Another important step is to identify when our unconscious stereotypes are being triggered and to develop and alternative narrative. For example, when Mrs. D does not attend the nephrology appointment, this may trigger the provider’s unconscious stereotypes of black patients being noncompliant or not caring about their health. In order to counter this stereotype, the provider could try to identify the structural factors that contributed to the missed appointment. By identifying social and structural determinants of health, providers can potentially connect patients to resources to address unmet social needs.

Finally, recognizing the strength and humanity of our patients is also a powerful tool to counteract racial biases. Slowing down, the provider might learn that Mrs. D teaches middles school and cares for her aging mother with dementia. Getting to know the things that make our patients unique, or finding out about their family, can help to see them as individuals and reduce activation of racial stereotypes that fuel our implicit biases.

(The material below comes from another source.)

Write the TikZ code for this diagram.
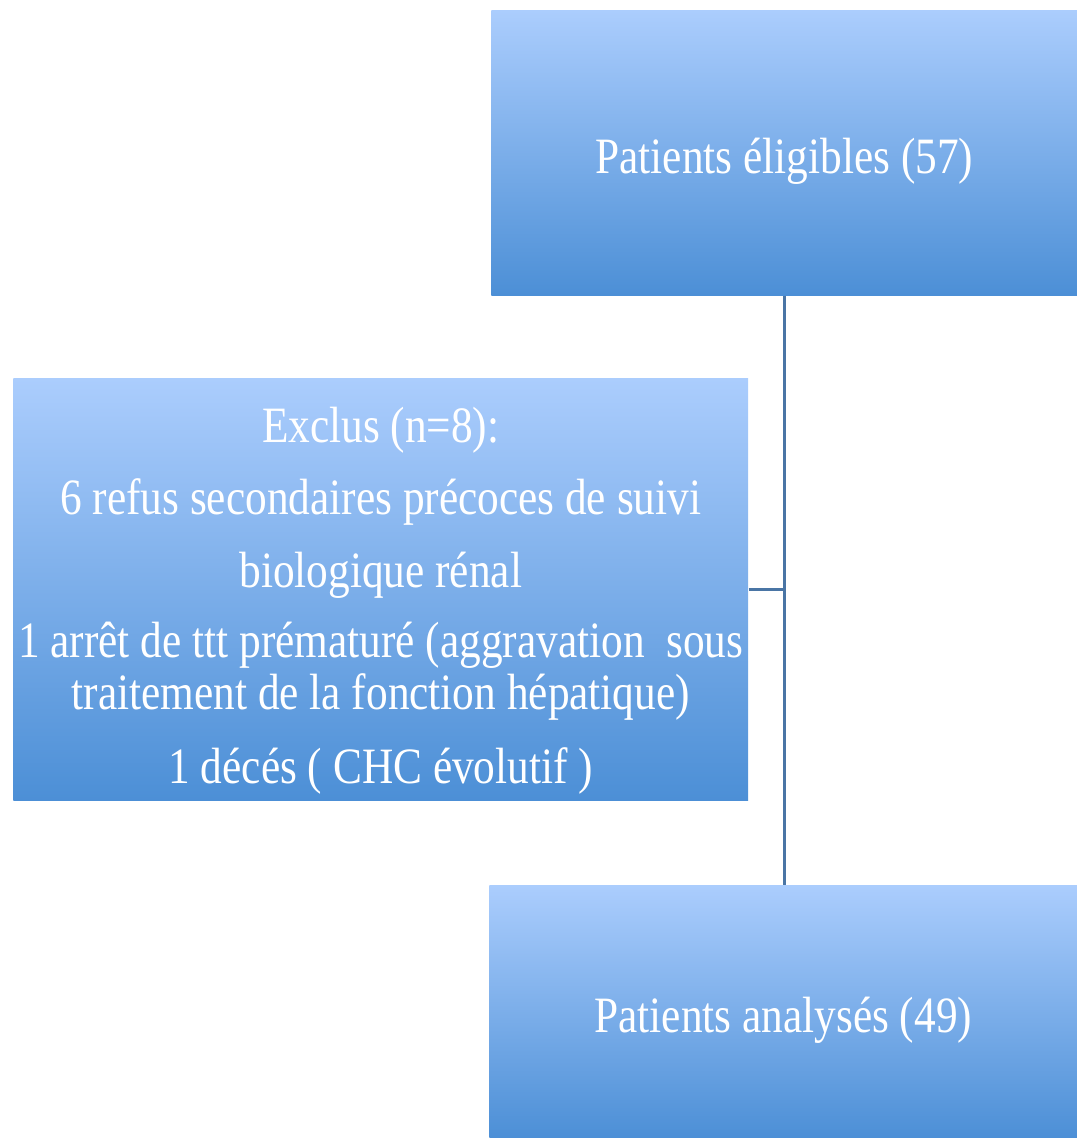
\documentclass[tikz,border=0pt]{standalone}
\usepackage{fontspec}
\setmainfont[FakeStretch=0.85]{Liberation Serif}
\usepackage{xcolor}
\usetikzlibrary{positioning}
\definecolor{boxtop}{HTML}{ABCDFD}
\definecolor{boxbottom}{HTML}{4C8FD6}
\definecolor{linkcol}{HTML}{4A75A5}
\tikzset{
  flowbox/.style={
    rectangle,
    inner sep=0pt,
    align=center,
    top color=boxtop,
    bottom color=boxbottom,
    text=white,
    font=\fontsize{29}{29.5}\selectfont
  },
  link/.style={draw=linkcol, line width=1.6pt}
}

\begin{document}
\begin{tikzpicture}[x=0.02cm, y=-0.02cm]
  \useasboundingbox (0,0) rectangle (1077,1138);
  \node[flowbox, anchor=north west, minimum width=11.72cm, minimum height=5.7cm]
    (eligible) at (491,10) {\rule{0pt}{30pt}Patients éligibles (57)};
  \node[flowbox, anchor=north west, minimum width=14.7cm, minimum height=8.44cm]
    (excluded) at (13,378) {\rule{0pt}{33pt}Exclus (n=8):\\[12pt]
    6 refus secondaires précoces de suivi\\[12pt]
    biologique rénal\\[10pt]
    1 arrêt de ttt prématuré (aggravation~~sous\\
    traitement de la fonction hépatique)\\[13pt]
    1 décés ( CHC évolutif )};
  \node[flowbox, anchor=north west, minimum width=11.76cm, minimum height=5.06cm]
    (analysed) at (489,885) {\rule{0pt}{30pt}Patients analysés (49)};

  \draw[link] (eligible.south) -- (analysed.north -| eligible.south);
  \draw[link] (excluded.east) -- (excluded.east -| eligible.south);
\end{tikzpicture}
\end{document}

–Erin Goss, MD, AAHIVS, Community of Practice Member

Dr. Goss is an Assistant Professor in the Departments of Medicine and Family & Social Medicine at the Albert Einstein College of Medicine in Bronx, NY and a core faculty member for the Primary Care/Social Internal Medicine residency program at Montefiore Medical Center. She teaches a course on clinical reasoning and implicit bias

Bibliography
  • Croskerry, P. (2003, August). The Importance of Cognitive Errors in Diagnosis and Strategies to Reduce Them. Academic Medicine, 78(8), 775-780.
  • Eligon, J. (2020, December 23). Black Doctor Dies of Covid-19 After Complaining of Racist Treatment. Retrieved from NY Times: https://www.nytimes.com/2020/12/23/us/susan-moore-black-doctor-indiana.html
  • Gonzalez HM, C. T. (2008, October). Antidepressant Use among Blacks and Whites in the United States. Psychiatr Serv., 59(10), 1131–1138.
  • Gonzalez, C. L. (2021). Twelve tips for teaching implicit bias recognition and management. Medical Teacher.
  • Green, A. R. (2007, Jun 27). Implicit bias among physicians and its prediction of thrombolysis decisions for black and white patients. Journal of general internal medicine, 22(9), 1231-1238.
  • Kington R, T. D. (2001). Increasing Racial and Ethnic Diversity Among Physicians: An Intervention to Address Health Disparities? In S. A. Smedley BD, The Right Thing to Do, The Smart Thing to Do: Enhancing Diversity in the Health Professions: Summary of the Symposium on Diversity in Health Professions in Honor of Herbert W.Nickens, M.D. Washington D.C.: National Academies Press.
  • Ndugga, N. a. (2021, May 11). Disparities in Health and Health Care: 5 Key Questions and Answers. Retrieved from Kaiser Family Foundation: https://www.kff.org/racial-equity-and-health-policy/issue-brief/disparities-in-health-and-health-care-5-key-question-and-answers/
  • Penner, L. A. (2014, Oct). Reducing Racial Health Care Disparities: A Social Psychological Analysis. . Policy insights from the behavioral and brain sciences, 1(1), 204–212.
  • Ruhl, C. (2020, July 1). Implicit or Unconscious Bias. Retrieved from Simply Psychology: https://www.simplypsychology.org/implicit-bias.html
  • Schwartz RC, B. D. (2014, December 22). Racial disparities in psychotic disorder diagnosis: A review of empirical literature. World J Psychiatry, 4(4), 133–140.
  • Trawalter S, H. K. (2012, Nov 14). Racial bias in perceptions of others’ pain. PLoS One, 7(11).